■ Written task ■
Set down the data below from its first line to the line holding "y_ticks = [2.1, 2.2, 2.3, 2.4, 2.5, 2.6, 2.7]", inclusive; omit all pictures.

■ Available data ■
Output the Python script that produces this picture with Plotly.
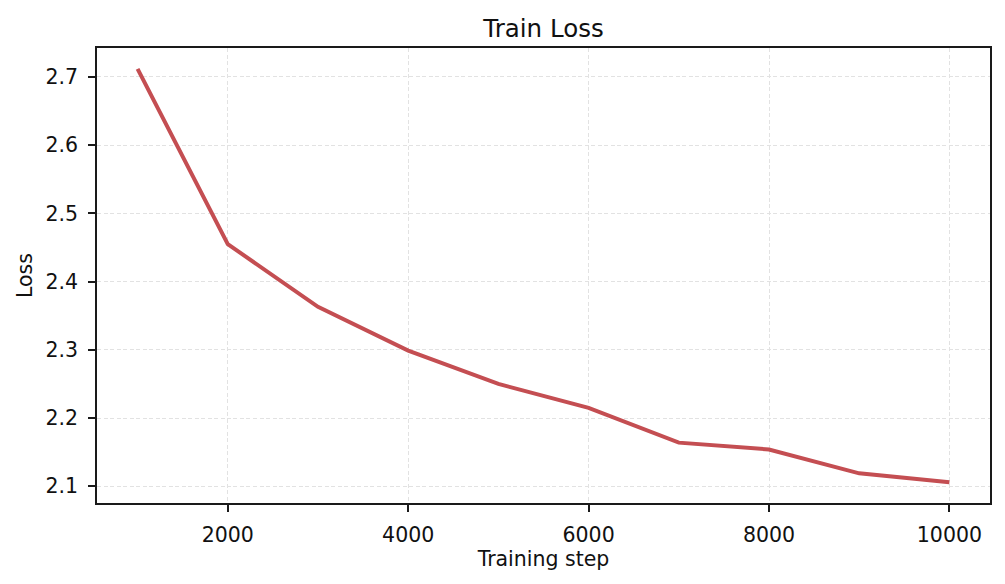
import plotly.graph_objects as go

steps = [1000, 2000, 3000, 4000, 5000, 6000, 7000, 8000, 9000, 10000]
loss = [2.712, 2.455, 2.363, 2.299, 2.250, 2.215, 2.164, 2.154, 2.119, 2.106]
x_ticks = [2000, 4000, 6000, 8000, 10000]
y_ticks = [2.1, 2.2, 2.3, 2.4, 2.5, 2.6, 2.7]

fig = go.Figure()
fig.add_trace(go.Scatter(x=steps, y=loss, mode="lines",
                         line=dict(color="#C44E52", width=4), showlegend=False))

font = "DejaVu Sans"
axis_common = dict(showline=True, linecolor="#1a1a1a", linewidth=1.6, mirror=True,
                   ticks="outside", ticklen=7, tickwidth=1.6, tickcolor="#1a1a1a",
                   showgrid=True, gridcolor="#e2e2e2", griddash="4px,2.5px", gridwidth=1,
                   zeroline=False, ticklabelstandoff=6,
                   tickfont=dict(family=font, size=20.5, color="#111"))

fig.update_layout(
    width=997, height=576,
    margin=dict(l=89, r=15, t=40, b=81),
    plot_bgcolor="white", paper_bgcolor="white",
    title=dict(text="Train Loss", x=0.5, xref="paper", xanchor="center", y=0.965, yanchor="middle",
               font=dict(family=font, size=24.5, color="#111")),
    xaxis=dict(range=[550, 10450], tickvals=x_ticks, ticktext=[str(v) for v in x_ticks],
               title=dict(text="Training step", font=dict(family=font, size=20.5, color="#111"), standoff=5),
               **axis_common),
    yaxis=dict(range=[2.0755, 2.7425], tickvals=y_ticks, ticktext=[f"{v:.1f}" for v in y_ticks],
               title=dict(text="Loss", font=dict(family=font, size=20.5, color="#111"), standoff=7),
               **axis_common),
)

fig.write_html("out.html")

■ Written answer ■
Output the Python script that produces this picture with Plotly.
import plotly.graph_objects as go

steps = [1000, 2000, 3000, 4000, 5000, 6000, 7000, 8000, 9000, 10000]
loss = [2.712, 2.455, 2.363, 2.299, 2.250, 2.215, 2.164, 2.154, 2.119, 2.106]
x_ticks = [2000, 4000, 6000, 8000, 10000]
y_ticks = [2.1, 2.2, 2.3, 2.4, 2.5, 2.6, 2.7]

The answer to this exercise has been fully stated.